## PROBLEM
Reproduce the data exactly and drop any pictures it holds.

==== DATASET EXCERPT

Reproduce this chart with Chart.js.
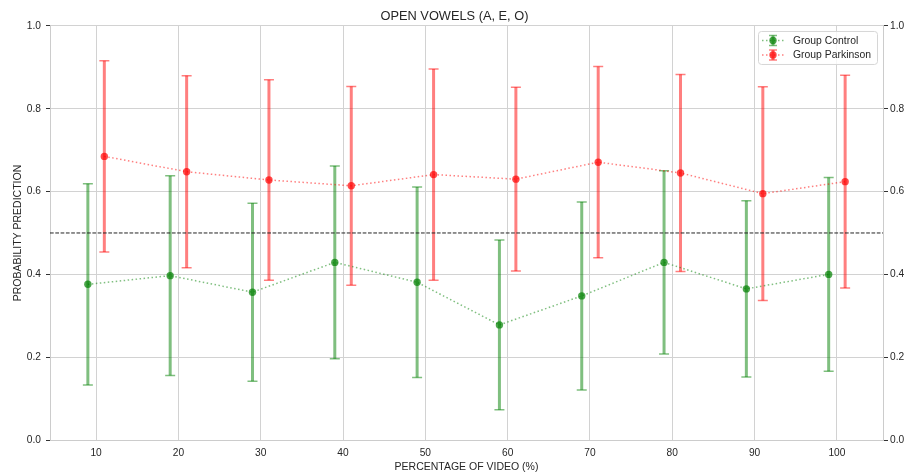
<!DOCTYPE html>
<html>
<head>
<meta charset="utf-8">
<script src="https://cdn.jsdelivr.net/npm/chart.js@4.4.1/dist/chart.umd.min.js"></script>
<style>
  html, body { margin: 0; padding: 0; background: #fff; }
  #wrap { width: 909px; height: 473px; }
</style>
</head>
<body>
<div id="wrap"><canvas id="chart" width="909" height="473"></canvas></div>
<script>
// data
const xTicks = [10, 20, 30, 40, 50, 60, 70, 80, 90, 100]
const controlPos = [9, 19, 29, 39, 49, 59, 69, 79, 89, 99]
const parkinsonPos = [11, 21, 31, 41, 51, 61, 71, 81, 91, 101]
const controlMean = [0.376, 0.397, 0.357, 0.429, 0.381, 0.278, 0.348, 0.429, 0.365, 0.400]
const controlStd = [0.243, 0.241, 0.215, 0.233, 0.230, 0.205, 0.227, 0.221, 0.213, 0.234]
const parkinsonMean = [0.685, 0.648, 0.628, 0.614, 0.641, 0.630, 0.671, 0.645, 0.595, 0.624]
const parkinsonStd = [0.231, 0.232, 0.242, 0.240, 0.255, 0.222, 0.231, 0.238, 0.258, 0.257]
const threshold = 0.5

const FONT = "'Liberation Sans', Arial, sans-serif"
const TEXT = '#262626'
const GRID = '#d2d2d2'

const points = (pos, vals) => pos.map((x, i) => ({ x, y: vals[i] }))

const makeSet = (label, pos, mean, std, rgb) => ({
  label,
  data: points(pos, mean),
  errors: std,
  errorColor: `rgba(${rgb},0.5)`,
  markerColor: `rgba(${rgb},0.7)`,
  showLine: true,
  borderColor: `rgba(${rgb},0.5)`,
  borderWidth: 1.5,
  borderDash: [1.5, 2.5],
  pointRadius: 3.7,
  pointBorderWidth: 0,
  pointBackgroundColor: `rgba(${rgb},0.7)`,
  pointHoverRadius: 3.7,
})

const errorBars = {
  id: 'errorBars',
  beforeDatasetsDraw(chart) {
    const { ctx, scales: { x, y } } = chart
    chart.data.datasets.forEach((ds) => {
      ctx.save()
      ctx.strokeStyle = ds.errorColor
      ds.data.forEach((pt, i) => {
        const px = x.getPixelForValue(pt.x)
        const top = y.getPixelForValue(pt.y + ds.errors[i])
        const bot = y.getPixelForValue(pt.y - ds.errors[i])
        ctx.lineWidth = 3
        ctx.beginPath()
        ctx.moveTo(px, top)
        ctx.lineTo(px, bot)
        ctx.stroke()
        ctx.lineWidth = 1.5
        ctx.beginPath()
        ctx.moveTo(px - 5, top)
        ctx.lineTo(px + 5, top)
        ctx.moveTo(px - 5, bot)
        ctx.lineTo(px + 5, bot)
        ctx.stroke()
      })
      ctx.restore()
    })
  },
  afterDatasetsDraw(chart) {
    const { ctx, chartArea, scales: { y } } = chart
    const py = y.getPixelForValue(threshold)
    ctx.save()
    ctx.strokeStyle = '#222'
    ctx.lineWidth = 1
    ctx.setLineDash([3.7, 1.6])
    ctx.beginPath()
    ctx.moveTo(chartArea.left, py)
    ctx.lineTo(chartArea.right, py)
    ctx.stroke()
    ctx.restore()
  },
}

const boxLegend = {
  id: 'boxLegend',
  afterDraw(chart) {
    const { ctx, chartArea } = chart
    const w = 119, h = 33
    const left = chartArea.right - w - 6
    const top = chartArea.top + 5
    ctx.save()
    ctx.fillStyle = 'rgba(255,255,255,0.8)'
    ctx.strokeStyle = '#d6d6d6'
    ctx.lineWidth = 1
    ctx.beginPath()
    ctx.roundRect(left + 0.5, top + 0.5, w, h, 3)
    ctx.fill()
    ctx.stroke()
    chart.data.datasets.forEach((ds, i) => {
      const cy = top + 9.5 + i * 14.5
      const cx = left + 15
      ctx.strokeStyle = ds.borderColor
      ctx.lineWidth = 1.5
      ctx.setLineDash([1.5, 2.5])
      ctx.beginPath()
      ctx.moveTo(left + 4, cy)
      ctx.lineTo(left + 26, cy)
      ctx.stroke()
      ctx.setLineDash([])
      ctx.strokeStyle = ds.errorColor
      ctx.lineWidth = 3
      ctx.beginPath()
      ctx.moveTo(cx, cy - 5)
      ctx.lineTo(cx, cy + 5)
      ctx.stroke()
      ctx.lineWidth = 1.5
      ctx.beginPath()
      ctx.moveTo(cx - 4, cy - 5)
      ctx.lineTo(cx + 4, cy - 5)
      ctx.moveTo(cx - 4, cy + 5)
      ctx.lineTo(cx + 4, cy + 5)
      ctx.stroke()
      ctx.fillStyle = ds.markerColor
      ctx.beginPath()
      ctx.arc(cx, cy, 3.7, 0, Math.PI * 2)
      ctx.fill()
      ctx.fillStyle = TEXT
      ctx.font = `10.4px ${FONT}`
      ctx.textBaseline = 'middle'
      ctx.fillText(ds.label, left + 35, cy + 0.5)
    })
    ctx.restore()
  },
}

const yTick = (v) => v.toFixed(1)

new Chart(document.getElementById('chart'), {
  type: 'scatter',
  data: {
    datasets: [
      makeSet('Group Control', controlPos, controlMean, controlStd, '0,128,0'),
      makeSet('Group Parkinson', parkinsonPos, parkinsonMean, parkinsonStd, '255,0,0'),
    ],
  },
  options: {
    responsive: false,
    animation: false,
    devicePixelRatio: 1,
    layout: { padding: 0 },
    plugins: {
      legend: { display: false },
      tooltip: { enabled: false },
      title: {
        display: true,
        text: 'OPEN VOWELS (A, E, O)',
        color: TEXT,
        font: { family: FONT, size: 12.8, weight: 'normal', lineHeight: 1.2 },
        padding: { top: 9, bottom: 1.6 },
      },
    },
    scales: {
      x: {
        type: 'linear',
        min: 4.4,
        max: 105.6,
        afterBuildTicks: (scale) => { scale.ticks = xTicks.map(value => ({ value })) },
        afterFit: (scale) => { scale.height = 33 },
        grid: { color: GRID, drawTicks: false },
        border: { color: '#cccccc' },
        ticks: { color: TEXT, padding: 7, font: { family: FONT, size: 10.2 } },
        title: {
          display: true,
          text: 'PERCENTAGE OF VIDEO (%)',
          color: TEXT,
          font: { family: FONT, size: 10.5 },
          padding: { top: 0, bottom: 0 },
        },
      },
      y: {
        position: 'left',
        min: 0,
        max: 1,
        afterFit: (scale) => { scale.width = 50 },
        grid: { color: GRID, tickColor: '#333', tickLength: 4 },
        border: { color: '#cccccc' },
        ticks: { stepSize: 0.2, color: TEXT, padding: 5, font: { family: FONT, size: 10.2 }, callback: yTick },
        title: {
          display: true,
          text: 'PROBABILITY PREDICTION',
          color: TEXT,
          font: { family: FONT, size: 10.5 },
          padding: { top: 11.5, bottom: 11.5 },
        },
      },
      y2: {
        position: 'right',
        min: 0,
        max: 1,
        afterFit: (scale) => { scale.width = 26 },
        grid: { drawOnChartArea: false, tickColor: '#333', tickLength: 5 },
        border: { color: '#cccccc' },
        ticks: { stepSize: 0.2, color: TEXT, padding: 2, font: { family: FONT, size: 10.2 }, callback: yTick },
      },
    },
  },
  plugins: [errorBars, boxLegend],
})
</script>
</body>
</html>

========

## FULL OUTPUT
Reproduce this chart with Chart.js.
<!DOCTYPE html>
<html>
<head>
<meta charset="utf-8">
<script src="https://cdn.jsdelivr.net/npm/chart.js@4.4.1/dist/chart.umd.min.js"></script>
<style>
  html, body { margin: 0; padding: 0; background: #fff; }
  #wrap { width: 909px; height: 473px; }
</style>
</head>
<body>
<div id="wrap"><canvas id="chart" width="909" height="473"></canvas></div>
<script>
// data
const xTicks = [10, 20, 30, 40, 50, 60, 70, 80, 90, 100]
const controlPos = [9, 19, 29, 39, 49, 59, 69, 79, 89, 99]
const parkinsonPos = [11, 21, 31, 41, 51, 61, 71, 81, 91, 101]
const controlMean = [0.376, 0.397, 0.357, 0.429, 0.381, 0.278, 0.348, 0.429, 0.365, 0.400]
const controlStd = [0.243, 0.241, 0.215, 0.233, 0.230, 0.205, 0.227, 0.221, 0.213, 0.234]
const parkinsonMean = [0.685, 0.648, 0.628, 0.614, 0.641, 0.630, 0.671, 0.645, 0.595, 0.624]
const parkinsonStd = [0.231, 0.232, 0.242, 0.240, 0.255, 0.222, 0.231, 0.238, 0.258, 0.257]
const threshold = 0.5

const FONT = "'Liberation Sans', Arial, sans-serif"
const TEXT = '#262626'
const GRID = '#d2d2d2'

const points = (pos, vals) => pos.map((x, i) => ({ x, y: vals[i] }))

const makeSet = (label, pos, mean, std, rgb) => ({
  label,
  data: points(pos, mean),
  errors: std,
  errorColor: `rgba(${rgb},0.5)`,
  markerColor: `rgba(${rgb},0.7)`,
  showLine: true,
  borderColor: `rgba(${rgb},0.5)`,
  borderWidth: 1.5,
  borderDash: [1.5, 2.5],
  pointRadius: 3.7,
  pointBorderWidth: 0,
  pointBackgroundColor: `rgba(${rgb},0.7)`,
  pointHoverRadius: 3.7,
})

const errorBars = {
  id: 'errorBars',
  beforeDatasetsDraw(chart) {
    const { ctx, scales: { x, y } } = chart
    chart.data.datasets.forEach((ds) => {
      ctx.save()
      ctx.strokeStyle = ds.errorColor
      ds.data.forEach((pt, i) => {
        const px = x.getPixelForValue(pt.x)
        const top = y.getPixelForValue(pt.y + ds.errors[i])
        const bot = y.getPixelForValue(pt.y - ds.errors[i])
        ctx.lineWidth = 3
        ctx.beginPath()
        ctx.moveTo(px, top)
        ctx.lineTo(px, bot)
        ctx.stroke()
        ctx.lineWidth = 1.5
        ctx.beginPath()
        ctx.moveTo(px - 5, top)
        ctx.lineTo(px + 5, top)
        ctx.moveTo(px - 5, bot)
        ctx.lineTo(px + 5, bot)
        ctx.stroke()
      })
      ctx.restore()
    })
  },
  afterDatasetsDraw(chart) {
    const { ctx, chartArea, scales: { y } } = chart
    const py = y.getPixelForValue(threshold)
    ctx.save()
    ctx.strokeStyle = '#222'
    ctx.lineWidth = 1
    ctx.setLineDash([3.7, 1.6])
    ctx.beginPath()
    ctx.moveTo(chartArea.left, py)
    ctx.lineTo(chartArea.right, py)
    ctx.stroke()
    ctx.restore()
  },
}

const boxLegend = {
  id: 'boxLegend',
  afterDraw(chart) {
    const { ctx, chartArea } = chart
    const w = 119, h = 33
    const left = chartArea.right - w - 6
    const top = chartArea.top + 5
    ctx.save()
    ctx.fillStyle = 'rgba(255,255,255,0.8)'
    ctx.strokeStyle = '#d6d6d6'
    ctx.lineWidth = 1
    ctx.beginPath()
    ctx.roundRect(left + 0.5, top + 0.5, w, h, 3)
    ctx.fill()
    ctx.stroke()
    chart.data.datasets.forEach((ds, i) => {
      const cy = top + 9.5 + i * 14.5
      const cx = left + 15
      ctx.strokeStyle = ds.borderColor
      ctx.lineWidth = 1.5
      ctx.setLineDash([1.5, 2.5])
      ctx.beginPath()
      ctx.moveTo(left + 4, cy)
      ctx.lineTo(left + 26, cy)
      ctx.stroke()
      ctx.setLineDash([])
      ctx.strokeStyle = ds.errorColor
      ctx.lineWidth = 3
      ctx.beginPath()
      ctx.moveTo(cx, cy - 5)
      ctx.lineTo(cx, cy + 5)
      ctx.stroke()
      ctx.lineWidth = 1.5
      ctx.beginPath()
      ctx.moveTo(cx - 4, cy - 5)
      ctx.lineTo(cx + 4, cy - 5)
      ctx.moveTo(cx - 4, cy + 5)
      ctx.lineTo(cx + 4, cy + 5)
      ctx.stroke()
      ctx.fillStyle = ds.markerColor
      ctx.beginPath()
      ctx.arc(cx, cy, 3.7, 0, Math.PI * 2)
      ctx.fill()
      ctx.fillStyle = TEXT
      ctx.font = `10.4px ${FONT}`
      ctx.textBaseline = 'middle'
      ctx.fillText(ds.label, left + 35, cy + 0.5)
    })
    ctx.restore()
  },
}

const yTick = (v) => v.toFixed(1)

new Chart(document.getElementById('chart'), {
  type: 'scatter',
  data: {
    datasets: [
      makeSet('Group Control', controlPos, controlMean, controlStd, '0,128,0'),
      makeSet('Group Parkinson', parkinsonPos, parkinsonMean, parkinsonStd, '255,0,0'),
    ],
  },
  options: {
    responsive: false,
    animation: false,
    devicePixelRatio: 1,
    layout: { padding: 0 },
    plugins: {
      legend: { display: false },
      tooltip: { enabled: false },
      title: {
        display: true,
        text: 'OPEN VOWELS (A, E, O)',
        color: TEXT,
        font: { family: FONT, size: 12.8, weight: 'normal', lineHeight: 1.2 },
        padding: { top: 9, bottom: 1.6 },
      },
    },
    scales: {
      x: {
        type: 'linear',
        min: 4.4,
        max: 105.6,
        afterBuildTicks: (scale) => { scale.ticks = xTicks.map(value => ({ value })) },
        afterFit: (scale) => { scale.height = 33 },
        grid: { color: GRID, drawTicks: false },
        border: { color: '#cccccc' },
        ticks: { color: TEXT, padding: 7, font: { family: FONT, size: 10.2 } },
        title: {
          display: true,
          text: 'PERCENTAGE OF VIDEO (%)',
          color: TEXT,
          font: { family: FONT, size: 10.5 },
          padding: { top: 0, bottom: 0 },
        },
      },
      y: {
        position: 'left',
        min: 0,
        max: 1,
        afterFit: (scale) => { scale.width = 50 },
        grid: { color: GRID, tickColor: '#333', tickLength: 4 },
        border: { color: '#cccccc' },
        ticks: { stepSize: 0.2, color: TEXT, padding: 5, font: { family: FONT, size: 10.2 }, callback: yTick },
        title: {
          display: true,
          text: 'PROBABILITY PREDICTION',
          color: TEXT,
          font: { family: FONT, size: 10.5 },
          padding: { top: 11.5, bottom: 11.5 },
        },
      },
      y2: {
        position: 'right',
        min: 0,
        max: 1,
        afterFit: (scale) => { scale.width = 26 },
        grid: { drawOnChartArea: false, tickColor: '#333', tickLength: 5 },
        border: { color: '#cccccc' },
        ticks: { stepSize: 0.2, color: TEXT, padding: 2, font: { family: FONT, size: 10.2 }, callback: yTick },
      },
    },
  },
  plugins: [errorBars, boxLegend],
})
</script>
</body>
</html>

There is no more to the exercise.